Büffelt den Widerstand!

Proteste gegen Studiengebühren von steffen falk

Wenn jemand, der einen Polizeiübergriff am eigenen Leib erfahren hat, sich wegen übertriebener Härte beschwert, fragt sich der aufmerksame Zuhörer zu Recht, wie viel Härte denn genehm gewesen wäre. Viele Demons­tranten machen bei den Protesten gegen Studiengebühren zum ersten Mal einschlägige Erfahrungen mit der Staatsgewalt. Zuletzt wurden am Donnerstag voriger Woche nach einer Großdemonstration in Frankfurt am Main 220 Personen festgenommen, die u. a. eine Autobahn blockiert haben sollen. Die Betroffenen kritisieren häufig eine angebliche Maßlosigkeit, stellen aber nicht den Sinn und Zweck der Bereitschafts- und der Bundespolizei infrage. Eben noch mit den »Kommunikatoren« Fußball gespielt und nun Pfefferspray in den Augen, wie konnte das passieren?

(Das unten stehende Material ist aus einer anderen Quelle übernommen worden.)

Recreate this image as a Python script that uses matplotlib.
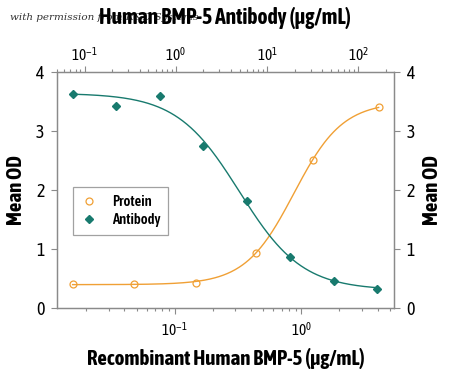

Wer hier einen Widerspruch entdeckt, verkennt die Aufgabe der professionellen Hüter des bestehenden Gewaltmonopols. Natürlich verstoßen bisweilen einzelne Beamte oder Einsatzleiter gegen rechtsstaatliche Maßstäbe. Damit dienen sie aber dem höheren Zweck, nämlich dem Erhalt der Ordnung im Staat. Wenn Autobahnen besetzt oder Straßen blockiert werden, wird ohne Ansehen der Person zur Aufstandsbekämpfung übergegangen. Eine Kritik an den Entscheidungen der Politik darf, kann und soll demonstriert werden. Doch wer es zu hartnäckig tut, bekommt den Schlagstock und den Strahl des Wasserwerfers zu spüren.

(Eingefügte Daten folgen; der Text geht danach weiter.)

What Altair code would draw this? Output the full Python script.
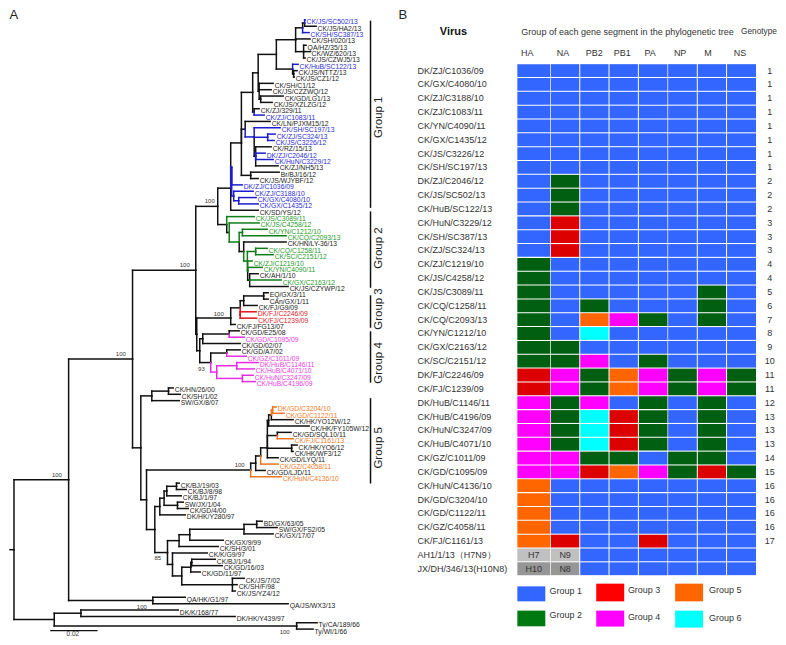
import altair as alt
import pandas as pd

FONT = "Liberation Sans"

# ---------- Panel A: tips of the tree, top to bottom ----------
tip_names = ["CK/JS/SC502/13","CK/JS/HA2/13","CK/SH/SC387/13","CK/SH/020/13","QA/HZ/35/13","CK/WZ/620/13","CK/JS/CZWJ5/13",
 "CK/HuB/SC122/13","CK/JS/NTTZ/13","CK/JS/CZ1/12","CK/SH/C1/12","CK/JS/CZZWQ/12","CK/GD/LG1/13","CK/JS/XZLZG/12","CK/ZJ/329/11",
 "CK/ZJ/C1083/11","CK/LN/PJXM15/12","CK/SH/SC197/13","CK/ZJ/SC324/13","CK/JS/C3226/12","CK/RZ/15/13","DK/ZJ/C2046/12",
 "CK/HuN/C3229/12","CK/ZJ/NH5/13","Br/BJ/16/12","CK/JS/WJYBF/12","DK/ZJ/C1036/09","CK/ZJ/C3188/10","CK/GX/C4080/10","CK/GX/C1435/12",
 "CK/SD/YS/12","CK/JS/C3089/11","CK/JS/C4258/12","CK/YN/C1212/10","CK/CQ/C2093/13","CK/HN/LY-36/13","CK/CQ/C1258/11","CK/SC/C2151/12",
 "CK/ZJ/C1219/10","CK/YN/C4090/11","CK/AH/1/10","CK/GX/C2163/12","CK/JS/CZYWP/12","EQ/GX/3/11","CAn/GX/1/11","CK/FJ/G9/09",
 "DK/FJ/C2246/09","CK/FJ/C1239/09","CK/FJ/FG13/07","CK/GD/E25/08","CK/GD/C1095/09","CK/GD/02/07","CK/GD/A7/02","CK/GZ/C1011/09",
 "DK/HuB/C1146/11","CK/HuB/C4071/10","CK/HuN/C3247/09","CK/HuB/C4196/09","CK/HN/26/00","CK/SH/1/02","SW/GX/8/07","DK/GD/C3204/10",
 "CK/GD/C1122/11","CK/HK/YO12W/12","CK/HK/FY105W/12","CK/GD/SQL10/11","CK/FJ/C1161/13","CK/HK/YO6/12","CK/HK/WF3/12","CK/GD/LYQ/11",
 "CK/GZ/C4058/11","CK/GD/LJD/11","CK/HuN/C4136/10","CK/BJ/19/03","CK/BJ/8/98","CK/BJ/1/97","SW/JX/1/04","CK/GD/4/00","DK/HK/Y280/97",
 "BD/GX/63/05","SW/GX/FS2/05","CK/GX/17/07","CK/GX/9/99","CK/SH/3/01","CK/K/G9/97","CK/BJ/1/94","CK/GD/16/03","CK/GD/11/97",
 "CK/JS/7/02","CK/SH/F/98","CK/JS/YZ4/12","QA/HK/G1/97","QA/JS/WX3/13","DK/K/168/77","DK/HK/Y439/97","Ty/CA/189/66","Ty/WI/1/66"]
tip_pos = [306,317,310,311,307,311,306,299,298,295,274,272,284,273,260,265,271,281,276,275,272,266,274,279,280,259,243,254,257,259,
 259,255,260,268,287,287,268,274,253,263,259,282,289,269,269,258,257,257.5,236,240,245,241,241,247,259,255,254,256,174,181,180,277,
 285,294,310,292,294,298,294,279,279,266,282,180,187,182,184,189,186,263,278,274,224,219,208,216,223,201,245,238,236,186,289,179,236,318,314]
tip_group = {"b":[0,2,7,15,17,18,19,21,22,26,27,28,29],"g":[31,32,33,34,36,37,38,39,41],"r":[46,47],
 "m":[50,53,54,55,56,57],"o":[61,62,66,70,72]}

# nested clades: (node position, children, group, node row override); ints are tips
tree = (13,[
 (67.7,[
  (131.7,[
   (195,[
    (217,[
     (230,[
      (240.7,[
       (252,[
        (257.5,[
         (275.7,[
          (295,[(302,[(304,[0,1]),2]),3,(303,[4,5,6])]),
          (292,[7,(293,[8,9])])]),
         (258.5,[10,11,(260,[12,13])])]),
        (253.5,[14,15])]),
       (244.5,[16,(253.5,[17,(267,[18,19],"b"),(255,[20,21,22,23])],"b",136.7)]),
       (250,[24,25])],None,142.7),
      (231,[26,(233,[27,(238,[28,29],"b")],"b")],"b",167),
      30],None,188),
     (226,[31,
      (228.5,[32,
       (238.5,[(241.7,[33,34],"g"),
        (243,[35,
         (246.7,[(255,[36,37],"g"),
          (247,[38,39,(249,[40,41,42])],"g")],"g")])],"g")])])]),
    (196,[
     (230,[(239.5,[(243,[(263,[43,44]),45]),(239.5,[46,47],"r")]),48],None,318),
     (199,[
      (202,[(228.5,[49,50]),51]),
      (210,[(226,[52,53]),
       (216,[(236,[54,55],"m"),(241.7,[56,57],"m")],"m")])])])]),
   (140,[
    (151,[(167.7,[58,59]),60]),
    (145.7,[
     (250,[(255,[(260,[(266.7,[
        (268,[(270.7,[(272,[61,62],"o"),63]),64]),
        (276.7,[65,66]),(291,[67,68]),69],None,448),70]),71]),72]),
     (154,[
      (159,[(163.3,[(166,[(175.7,[73,74]),75]),(176.7,[76,77])]),78]),
      (166.7,[
       (178.3,[(189,[(243.3,[(256,[79,80]),81]),82]),83]),
       (171.7,[84,(181,[(190,[(191,[85,86]),87]),(231.7,[88,89,90])])])])])])])]),
  (152,[91,92])]),
 (53.3,[(80,[93,94]),(296,[95,96])])])

support_text = ["100","100","100","100","100","93","100","85","100","100"]
support_pos = [209,184,120,56,218,200.7,239,157,141,284]
support_row = [201,265,354,475,314,369,465,558,607,632]

bracket_names = ["Group 1","Group 2","Group 3","Group 4","Group 5"]
bracket_top = [21,212,296,332,399]
bracket_bottom = [207,287,327,382,483]
bracket_label_row = [117,248,309,363,448]

# ---------- Panel B ----------
viruses = ["DK/ZJ/C1036/09","CK/GX/C4080/10","CK/ZJ/C3188/10","CK/ZJ/C1083/11","CK/YN/C4090/11","CK/GX/C1435/12","CK/JS/C3226/12",
 "CK/SH/SC197/13","DK/ZJ/C2046/12","CK/JS/SC502/13","CK/HuB/SC122/13","CK/HuN/C3229/12","CK/SH/SC387/13","CK/ZJ/SC324/13",
 "CK/ZJ/C1219/10","CK/JS/C4258/12","CK/JS/C3089/11","CK/CQ/C1258/11","CK/CQ/C2093/13","CK/YN/C1212/10","CK/GX/C2163/12",
 "CK/SC/C2151/12","DK/FJ/C2246/09","CK/FJ/C1239/09","DK/HuB/C1146/11","CK/HuB/C4196/09","CK/HuN/C3247/09","CK/HuB/C4071/10",
 "CK/GZ/C1011/09","CK/GD/C1095/09","CK/HuN/C4136/10","DK/GD/C3204/10","CK/GD/C1122/11","CK/GZ/C4058/11","CK/FJ/C1161/13",
 "AH1/1/13（H7N9）","JX/DH/346/13(H10N8)"]
segment_groups = ["11111111"]*8 + ["12111111"]*3 + ["13111111"]*3 + ["21111111"]*2 + ["21111121","21211121","21542121","21611111",
 "22111111","22412111","34254242","34254242","42412121","42632121","42632121","42632121","44221221","44354232"] + ["51111111"]*4 + ["53113111","HN111111","TE111111"]
genotypes = [1]*8+[2]*3+[3]*3+[4,4,5,6,7,8,9,10,11,11,12,13,13,13,14,15,16,16,16,16,17,"",""]
genes = ["HA","NA","PB2","PB1","PA","NP","M","NS"]
gene_left = [517,550.7,580,609.3,638.7,668,697.7,727]
gene_right = [550,579,608.3,637.7,667.3,696.7,726,756]
gene_label_pos = [527,562.7,594,622,650,680,708,740]
group_color = {"1":"#3366ff","2":"#005f10","3":"#dd0000","4":"#ff00ff","5":"#ff6600","6":"#00ffff",
               "H":"#c0c0c0","N":"#c0c0c0","T":"#969696","E":"#969696"}
special_text = {"H":"H7","N":"N9","T":"H10","E":"N8"}
legend_names = ["Group 1","Group 2","Group 3","Group 4","Group 5","Group 6"]
legend_colors = ["#3366ff","#007a10","#ff0000","#ff00ff","#ff6600","#00ffff"]
legend_left = [517,517,596,596,675,675]
legend_top = [586.7,611,584,611,584,611]
legend_bottom = [601.7,626.7,601.7,627,601.7,628]
legend_label_pos = [549.3,549.3,627.7,627.7,709,709]
legend_label_row = [591.7,615.7,590.7,617,590.7,618]

# ---------- tree layout ----------
line_col = {None:"#111111","b":"#1c1cd0","g":"#0f7d1a","r":"#e0141e","m":"#e62ee0","o":"#f2741e"}
text_col = {None:"#222222","b":"#2a2ad6","g":"#1f9a2c","r":"#e0202a","m":"#ea3ce0","o":"#f47a28"}
tipcol = {i:k for k,v in tip_group.items() for i in v}
ROW0, STEP = 19.5, 6.354
edges = []
def add(x, x2, y, y2, c):
    edges.append(dict(x=x, x2=x2, y=y, y2=y2, c=line_col[c], o=0 if c is None else 1))
def walk(n):
    if isinstance(n, int):
        return tip_pos[n]-1.5, ROW0+STEP*n, tipcol.get(n)
    x, kids = n[0], n[1]
    c = n[2] if len(n) > 2 else None
    res = [walk(k) for k in kids]
    y = n[3] if len(n) > 3 else (res[0][1]+res[-1][1])/2
    for cx, cy, cc in res:
        add(x, cx, cy, cy, cc)
        add(x, x, y, cy, cc)
    return x, y, c
_, ry, _ = walk(tree)
add(9, 13, ry, ry, None)
edge_df = pd.DataFrame(edges).sort_values("o", kind="stable")

X1 = alt.Scale(domain=[8,395], nice=False, zero=False)
X2 = alt.Scale(domain=[395,778], nice=False, zero=False)
YP = alt.Scale(domain=[8,637], reverse=True, nice=False, zero=False)
W1, W2, H = 387, 383, 629

def texts(df, xs, align="left", weight="normal", angle=0):
    return alt.Chart(df).mark_text(font=FONT, align=align, baseline="middle", fontWeight=weight, angle=angle).encode(
        x=alt.X("x:Q", scale=xs, axis=None), y=alt.Y("y:Q", scale=YP, axis=None),
        text="t:N", size=alt.Size("s:Q", scale=None, legend=None), color=alt.Color("c:N", scale=None, legend=None))

def rules(df, xs, w):
    return alt.Chart(df).mark_rule(strokeWidth=w, strokeCap="square").encode(
        x=alt.X("x:Q", scale=xs, axis=None), x2="x2:Q",
        y=alt.Y("y:Q", scale=YP, axis=None), y2="y2:Q",
        color=alt.Color("c:N", scale=None, legend=None))

tips_df = pd.DataFrame(dict(x=tip_pos, y=[ROW0+STEP*i+2.5 for i in range(len(tip_names))], t=tip_names, s=6.8,
                            c=[text_col[tipcol.get(i)] for i in range(len(tip_names))]))
supp_df = pd.DataFrame(dict(x=support_pos, y=support_row, t=support_text, s=6, c="#333333"))
scale_lab = pd.DataFrame(dict(x=[72], y=[634], t=["0.02"], s=[6.5], c=["#333333"]))
panel_a = pd.DataFrame(dict(x=[8.5], y=[15], t=["A"], s=[13], c=["#222222"]))
br_df = pd.DataFrame(dict(x=[370]*5, x2=[370]*5, y=bracket_top, y2=bracket_bottom, c="#111111"))
br_txt = pd.DataFrame(dict(x=[378]*5, y=bracket_label_row, t=bracket_names, s=11.5, c="#222222"))
bar_df = pd.DataFrame(dict(x=[50], x2=[96], y=[631], y2=[631], c=["#111111"]))

left = alt.layer(
    rules(edge_df, X1, 1.5), rules(br_df, X1, 1.5), rules(bar_df, X1, 1.3),
    texts(tips_df, X1), texts(panel_a, X1), texts(scale_lab, X1, "center"), texts(supp_df, X1, "center"),
    texts(br_txt, X1, "center", angle=270),
).properties(width=W1, height=H)

cells = []
for v, code in zip(viruses, segment_groups):
    for j, ch in enumerate(code):
        cells.append(dict(virus=v, x=gene_left[j], x2=gene_right[j], c=group_color[ch], t=special_text.get(ch, ""),
                          m=(gene_left[j]+gene_right[j])/2))
cell_df = pd.DataFrame(cells)
YB = alt.Scale(domain=viruses, range=[55.3, 568.0], paddingInner=0.075, paddingOuter=0.0375)
heat = alt.Chart(cell_df).mark_rect().encode(
    x=alt.X("x:Q", scale=X2, axis=None), x2="x2:Q",
    y=alt.Y("virus:N", scale=YB, axis=None),
    color=alt.Color("c:N", scale=None, legend=None))
cell_txt = alt.Chart(cell_df[cell_df.t != ""]).mark_text(font=FONT, fontSize=9, color="#333333", baseline="middle").encode(
    x=alt.X("m:Q", scale=X2, axis=None), y=alt.Y("virus:N", scale=YB, axis=None), text="t:N")
names_df = pd.DataFrame(dict(virus=viruses, x=417, t=viruses, g=[str(g) for g in genotypes], gx=769.7))
names = alt.Chart(names_df).mark_text(font=FONT, fontSize=9, color="#333333", align="left", baseline="middle").encode(
    x=alt.X("x:Q", scale=X2, axis=None), y=alt.Y("virus:N", scale=YB, axis=None), text="t:N")
geno = alt.Chart(names_df).mark_text(font=FONT, fontSize=9, color="#333333", align="center", baseline="middle").encode(
    x=alt.X("gx:Q", scale=X2, axis=None), y=alt.Y("virus:N", scale=YB, axis=None), text="g:N")

head_left = pd.DataFrame(dict(x=[521,741,398], y=[31.7,31.7,15], t=["Group of each gene segment in the phylogenetic tree","Genotype","B"],
                              s=[9.05,8.3,13], c=["#333333","#333333","#222222"]))
head_genes = pd.DataFrame(dict(x=gene_label_pos, y=53, t=genes, s=9, c="#333333"))
head_virus = pd.DataFrame(dict(x=[453], y=[32], t=["Virus"], s=[11], c=["#111111"]))
leg_txt = pd.DataFrame(dict(x=legend_label_pos, y=legend_label_row, t=legend_names, s=9, c="#333333"))
leg_df = pd.DataFrame(dict(x=legend_left, x2=[a+28 for a in legend_left], y=legend_top, y2=legend_bottom, c=legend_colors))
leg = alt.Chart(leg_df).mark_rect().encode(
    x=alt.X("x:Q", scale=X2, axis=None), x2="x2:Q",
    y=alt.Y("y:Q", scale=YP, axis=None), y2="y2:Q",
    color=alt.Color("c:N", scale=None, legend=None))

right = alt.layer(
    heat, cell_txt, names, geno, leg,
    texts(head_left, X2), texts(head_genes, X2, "center"), texts(head_virus, X2, "center", "bold"), texts(leg_txt, X2),
).resolve_scale(y="independent").properties(width=W2, height=H)

chart = alt.hconcat(left, right, spacing=0).properties(padding=0, background="white").configure_view(stroke=None)
chart.save("out.html", embed_options={"renderer": "svg", "actions": False})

Die Studierenden legen sich derzeit ganz offensichtlich und mit erstaunlicher Beharrlichkeit mit dem Staat an. Sie tun das mit einer kaum zu überbietenden, bedauernden Unschuldsgeste: Man sei geradezu zum Ungehorsam gezwungen, denn die Länderregierungen, die Studiengebühren einführen, seien es, welche gegen Recht und Gesetz verstießen, lautet die den Staat idealisierende Argumentation vieler von ihnen.

Der vielleicht wirklich aus Frankreich importierte radikale Gestus ist auch in den Flugblättern wieder zu finden: Da ist beständig vom »Bildungsklau« die Rede, obwohl Bildung noch nie Eigentum der Lernenden war. Eine merkwürdige Form von Diebstahl ist es auch, wenn die Politik eine zweckdienliche Umgestaltung der universitären Wissensvermittlung beschließt: Das bezahlte Studium soll ein schnelles, effektives und am Arbeitsmarkt orientiertes Lernen garantieren.

Nicht die Zahl der Studierenden soll auf diese Weise erhöht werden, sondern die Zahl der jährlichen Absolventen. Die wiederum sollen, so der staatliche Plan, deutschen Unternehmen in der internationalen Warenkonkurrenz zum Erfolg verhelfen. Dass es überhaupt Waren gibt, scheint keine Empörung wert zu sein, dass aber Bildung eine Ware ist oder zur Ware wird, will man nicht hinnehmen.

Darüber hinaus wird den Politikern vorgeworfen, sie vergingen sich an der »Ressource Bildung« und schadeten auf diese Weise dem »Standort Deutschland«. Von nicht ausgereifter Kritik an den allgemeinen Studiengebühren zeugt auch das Erstellen von alternativen Finanzmodellen. Dass durch das Eintreiben von Geld die Einnahmen steigen, sei unbestritten, das ist aber nicht das wesentliche Interesse der Bildungspolitiker. Es geht ihnen tatsächlich um eine Steigerung der Qualität der Ausbildung. Profitieren sollen von der neuen Güte diejenigen, die »leistungsorientiert« zeigen, dass sie zur Elite dieses Landes aufsteigen wollen.

Die Protestierenden täten gut daran, während der vorlesungs- und großdemonstrationsfreien Zeit einen kontroversen Streit um ihre Inhalte zu führen. Das könnte dem Widerstand eine neue Qualität geben.